EXERCISE: Copy each line below exactly and leave the pictures out.

DATA BLOCK:
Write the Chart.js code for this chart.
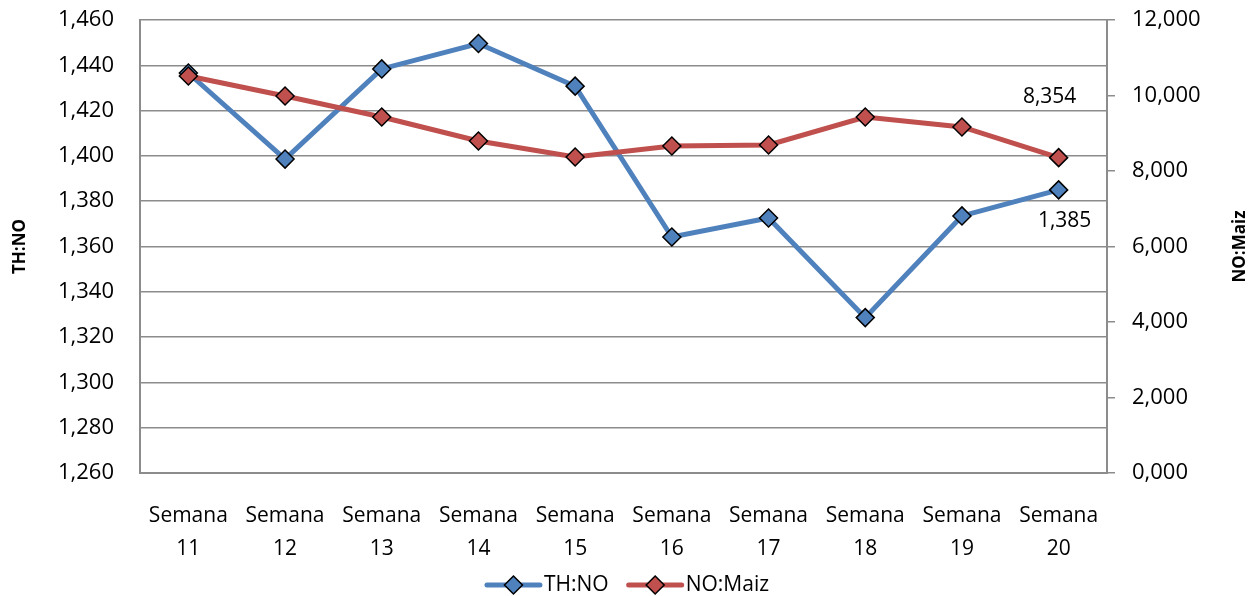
<!DOCTYPE html>
<html>
<head>
<meta charset="utf-8">
<script src="https://cdn.jsdelivr.net/npm/chart.js@4"></script>
<style>
  html, body { margin: 0; padding: 0; background: #fff; }
  #wrap { width: 1256px; height: 596px; }
</style>
</head>
<body>
<div id="wrap"><canvas id="chart" width="1256" height="596"></canvas></div>
<script>
const weeks = ["11", "12", "13", "14", "15", "16", "17", "18", "19", "20"];
const thNo = [1436.6, 1398.6, 1438.4, 1449.6, 1430.8, 1364.2, 1372.6, 1328.6, 1373.5, 1385];
const noMaiz = [10517, 9987, 9430, 8795, 8371, 8662, 8689, 9430, 9166, 8354];
const leftTicks = ["1,260", "1,280", "1,300", "1,320", "1,340", "1,360", "1,380", "1,400", "1,420", "1,440", "1,460"];
const rightTicks = ["0,000", "2,000", "4,000", "6,000", "8,000", "10,000", "12,000"];

const BLUE = "#4f81bd";
const RED = "#c0504d";
const GRID = "#8c8c8c";
const FONT = "'Open Sans', sans-serif";

// etiquetas, títulos de ejes y leyenda
const extras = {
  id: "extras",
  afterDatasetsDraw(chart) {
    const ctx = chart.ctx;
    const area = chart.chartArea;
    ctx.save();
    ctx.fillStyle = "#000";
    ctx.font = "21px " + FONT;
    ctx.textAlign = "center";
    ctx.textBaseline = "middle";

    const last = weeks.length - 1;
    const pRed = chart.getDatasetMeta(1).data[last];
    const pBlue = chart.getDatasetMeta(0).data[last];
    ctx.fillText("8,354", pRed.x - 9, pRed.y - 61);
    ctx.fillText("1,385", pBlue.x + 6, pBlue.y + 31);

    ctx.font = "bold 17px " + FONT;
    const midY = (area.top + area.bottom) / 2;
    ctx.save();
    ctx.translate(20, midY);
    ctx.rotate(-Math.PI / 2);
    ctx.fillText("TH:NO", 0, 0);
    ctx.restore();
    ctx.save();
    ctx.translate(1240, midY);
    ctx.rotate(-Math.PI / 2);
    ctx.fillText("NO:Maiz", 0, 0);
    ctx.restore();

    // leyenda
    ctx.font = "21px " + FONT;
    ctx.textAlign = "left";
    const items = [["TH:NO", BLUE], ["NO:Maiz", RED]];
    const lineW = 53, gapText = 4, gapItems = 20;
    let total = 0;
    items.forEach(([t], i) => {
      total += lineW + gapText + ctx.measureText(t).width + (i ? gapItems : 0);
    });
    let x = chart.width / 2 - total / 2;
    const y = 585;
    items.forEach(([t, c], i) => {
      if (i) x += gapItems;
      ctx.strokeStyle = c;
      ctx.lineWidth = 5;
      ctx.lineCap = "round";
      ctx.beginPath();
      ctx.moveTo(x, y);
      ctx.lineTo(x + lineW, y);
      ctx.stroke();
      const cx = x + lineW / 2, r = 9;
      ctx.beginPath();
      ctx.moveTo(cx, y - r);
      ctx.lineTo(cx + r, y);
      ctx.lineTo(cx, y + r);
      ctx.lineTo(cx - r, y);
      ctx.closePath();
      ctx.fillStyle = c;
      ctx.fill();
      ctx.lineWidth = 1.5;
      ctx.strokeStyle = "#000";
      ctx.stroke();
      ctx.fillStyle = "#000";
      x += lineW + gapText;
      ctx.fillText(t, x, y);
      x += ctx.measureText(t).width;
    });
    ctx.restore();
  }
};

function fixV(width) {
  return (s) => {
    s.width = width;
    s.paddingTop = 0;
    s.paddingBottom = 0;
  };
}

new Chart(document.getElementById("chart"), {
  type: "line",
  data: {
    labels: weeks.map((w) => ["Semana", w]),
    datasets: [
      {
        label: "TH:NO",
        data: thNo,
        yAxisID: "y",
        borderColor: BLUE,
        backgroundColor: BLUE,
        pointBackgroundColor: BLUE,
        pointBorderColor: "#000",
        pointBorderWidth: 1.5,
        pointStyle: "rectRot",
        pointRadius: 9,
        borderWidth: 5,
        tension: 0,
        order: 2
      },
      {
        label: "NO:Maiz",
        data: noMaiz,
        yAxisID: "y1",
        borderColor: RED,
        backgroundColor: RED,
        pointBackgroundColor: RED,
        pointBorderColor: "#000",
        pointBorderWidth: 1.5,
        pointStyle: "rectRot",
        pointRadius: 9,
        borderWidth: 5,
        tension: 0,
        order: 1
      }
    ]
  },
  options: {
    responsive: false,
    animation: false,
    layout: { padding: { top: 20, bottom: 31, left: 0, right: 0 } },
    plugins: {
      legend: { display: false },
      tooltip: { enabled: false }
    },
    scales: {
      x: {
        offset: true,
        afterFit: (s) => { s.height = 92; s.paddingLeft = 0; s.paddingRight = 0; },
        grid: { display: false, drawTicks: false },
        border: { display: true, color: GRID, width: 2 },
        ticks: {
          color: "#000",
          padding: 26,
          maxRotation: 0,
          autoSkip: false,
          font: { family: FONT, size: 21, lineHeight: 1.6 }
        }
      },
      y: {
        position: "left",
        min: 1260,
        max: 1460,
        afterFit: fixV(140),
        afterBuildTicks: (s) => {
          s.ticks = leftTicks.map((t, i) => ({ value: 1260 + i * 20 }));
        },
        grid: { color: GRID, lineWidth: 1.5, drawTicks: false },
        border: { display: true, color: GRID, width: 2 },
        ticks: {
          color: "#000",
          padding: 26,
          font: { family: FONT, size: 22 },
          callback: (v, i) => leftTicks[i]
        }
      },
      y1: {
        position: "right",
        min: 0,
        max: 12000,
        afterFit: fixV(149),
        afterBuildTicks: (s) => {
          s.ticks = rightTicks.map((t, i) => ({ value: i * 2000 }));
        },
        grid: { drawOnChartArea: false, drawTicks: true, tickLength: 8, color: GRID, lineWidth: 1.5 },
        border: { display: true, color: GRID, width: 2 },
        ticks: {
          color: "#000",
          padding: 17,
          font: { family: FONT, size: 22 },
          callback: (v, i) => rightTicks[i]
        }
      }
    }
  },
  plugins: [extras]
});
</script>
</body>
</html>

EXPECTED ANSWER:
Write the Chart.js code for this chart.
<!DOCTYPE html>
<html>
<head>
<meta charset="utf-8">
<script src="https://cdn.jsdelivr.net/npm/chart.js@4"></script>
<style>
  html, body { margin: 0; padding: 0; background: #fff; }
  #wrap { width: 1256px; height: 596px; }
</style>
</head>
<body>
<div id="wrap"><canvas id="chart" width="1256" height="596"></canvas></div>
<script>
const weeks = ["11", "12", "13", "14", "15", "16", "17", "18", "19", "20"];
const thNo = [1436.6, 1398.6, 1438.4, 1449.6, 1430.8, 1364.2, 1372.6, 1328.6, 1373.5, 1385];
const noMaiz = [10517, 9987, 9430, 8795, 8371, 8662, 8689, 9430, 9166, 8354];
const leftTicks = ["1,260", "1,280", "1,300", "1,320", "1,340", "1,360", "1,380", "1,400", "1,420", "1,440", "1,460"];
const rightTicks = ["0,000", "2,000", "4,000", "6,000", "8,000", "10,000", "12,000"];

const BLUE = "#4f81bd";
const RED = "#c0504d";
const GRID = "#8c8c8c";
const FONT = "'Open Sans', sans-serif";

// etiquetas, títulos de ejes y leyenda
const extras = {
  id: "extras",
  afterDatasetsDraw(chart) {
    const ctx = chart.ctx;
    const area = chart.chartArea;
    ctx.save();
    ctx.fillStyle = "#000";
    ctx.font = "21px " + FONT;
    ctx.textAlign = "center";
    ctx.textBaseline = "middle";

    const last = weeks.length - 1;
    const pRed = chart.getDatasetMeta(1).data[last];
    const pBlue = chart.getDatasetMeta(0).data[last];
    ctx.fillText("8,354", pRed.x - 9, pRed.y - 61);
    ctx.fillText("1,385", pBlue.x + 6, pBlue.y + 31);

    ctx.font = "bold 17px " + FONT;
    const midY = (area.top + area.bottom) / 2;
    ctx.save();
    ctx.translate(20, midY);
    ctx.rotate(-Math.PI / 2);
    ctx.fillText("TH:NO", 0, 0);
    ctx.restore();
    ctx.save();
    ctx.translate(1240, midY);
    ctx.rotate(-Math.PI / 2);
    ctx.fillText("NO:Maiz", 0, 0);
    ctx.restore();

    // leyenda
    ctx.font = "21px " + FONT;
    ctx.textAlign = "left";
    const items = [["TH:NO", BLUE], ["NO:Maiz", RED]];
    const lineW = 53, gapText = 4, gapItems = 20;
    let total = 0;
    items.forEach(([t], i) => {
      total += lineW + gapText + ctx.measureText(t).width + (i ? gapItems : 0);
    });
    let x = chart.width / 2 - total / 2;
    const y = 585;
    items.forEach(([t, c], i) => {
      if (i) x += gapItems;
      ctx.strokeStyle = c;
      ctx.lineWidth = 5;
      ctx.lineCap = "round";
      ctx.beginPath();
      ctx.moveTo(x, y);
      ctx.lineTo(x + lineW, y);
      ctx.stroke();
      const cx = x + lineW / 2, r = 9;
      ctx.beginPath();
      ctx.moveTo(cx, y - r);
      ctx.lineTo(cx + r, y);
      ctx.lineTo(cx, y + r);
      ctx.lineTo(cx - r, y);
      ctx.closePath();
      ctx.fillStyle = c;
      ctx.fill();
      ctx.lineWidth = 1.5;
      ctx.strokeStyle = "#000";
      ctx.stroke();
      ctx.fillStyle = "#000";
      x += lineW + gapText;
      ctx.fillText(t, x, y);
      x += ctx.measureText(t).width;
    });
    ctx.restore();
  }
};

function fixV(width) {
  return (s) => {
    s.width = width;
    s.paddingTop = 0;
    s.paddingBottom = 0;
  };
}

new Chart(document.getElementById("chart"), {
  type: "line",
  data: {
    labels: weeks.map((w) => ["Semana", w]),
    datasets: [
      {
        label: "TH:NO",
        data: thNo,
        yAxisID: "y",
        borderColor: BLUE,
        backgroundColor: BLUE,
        pointBackgroundColor: BLUE,
        pointBorderColor: "#000",
        pointBorderWidth: 1.5,
        pointStyle: "rectRot",
        pointRadius: 9,
        borderWidth: 5,
        tension: 0,
        order: 2
      },
      {
        label: "NO:Maiz",
        data: noMaiz,
        yAxisID: "y1",
        borderColor: RED,
        backgroundColor: RED,
        pointBackgroundColor: RED,
        pointBorderColor: "#000",
        pointBorderWidth: 1.5,
        pointStyle: "rectRot",
        pointRadius: 9,
        borderWidth: 5,
        tension: 0,
        order: 1
      }
    ]
  },
  options: {
    responsive: false,
    animation: false,
    layout: { padding: { top: 20, bottom: 31, left: 0, right: 0 } },
    plugins: {
      legend: { display: false },
      tooltip: { enabled: false }
    },
    scales: {
      x: {
        offset: true,
        afterFit: (s) => { s.height = 92; s.paddingLeft = 0; s.paddingRight = 0; },
        grid: { display: false, drawTicks: false },
        border: { display: true, color: GRID, width: 2 },
        ticks: {
          color: "#000",
          padding: 26,
          maxRotation: 0,
          autoSkip: false,
          font: { family: FONT, size: 21, lineHeight: 1.6 }
        }
      },
      y: {
        position: "left",
        min: 1260,
        max: 1460,
        afterFit: fixV(140),
        afterBuildTicks: (s) => {
          s.ticks = leftTicks.map((t, i) => ({ value: 1260 + i * 20 }));
        },
        grid: { color: GRID, lineWidth: 1.5, drawTicks: false },
        border: { display: true, color: GRID, width: 2 },
        ticks: {
          color: "#000",
          padding: 26,
          font: { family: FONT, size: 22 },
          callback: (v, i) => leftTicks[i]
        }
      },
      y1: {
        position: "right",
        min: 0,
        max: 12000,
        afterFit: fixV(149),
        afterBuildTicks: (s) => {
          s.ticks = rightTicks.map((t, i) => ({ value: i * 2000 }));
        },
        grid: { drawOnChartArea: false, drawTicks: true, tickLength: 8, color: GRID, lineWidth: 1.5 },
        border: { display: true, color: GRID, width: 2 },
        ticks: {
          color: "#000",
          padding: 17,
          font: { family: FONT, size: 22 },
          callback: (v, i) => rightTicks[i]
        }
      }
    }
  },
  plugins: [extras]
});
</script>
</body>
</html>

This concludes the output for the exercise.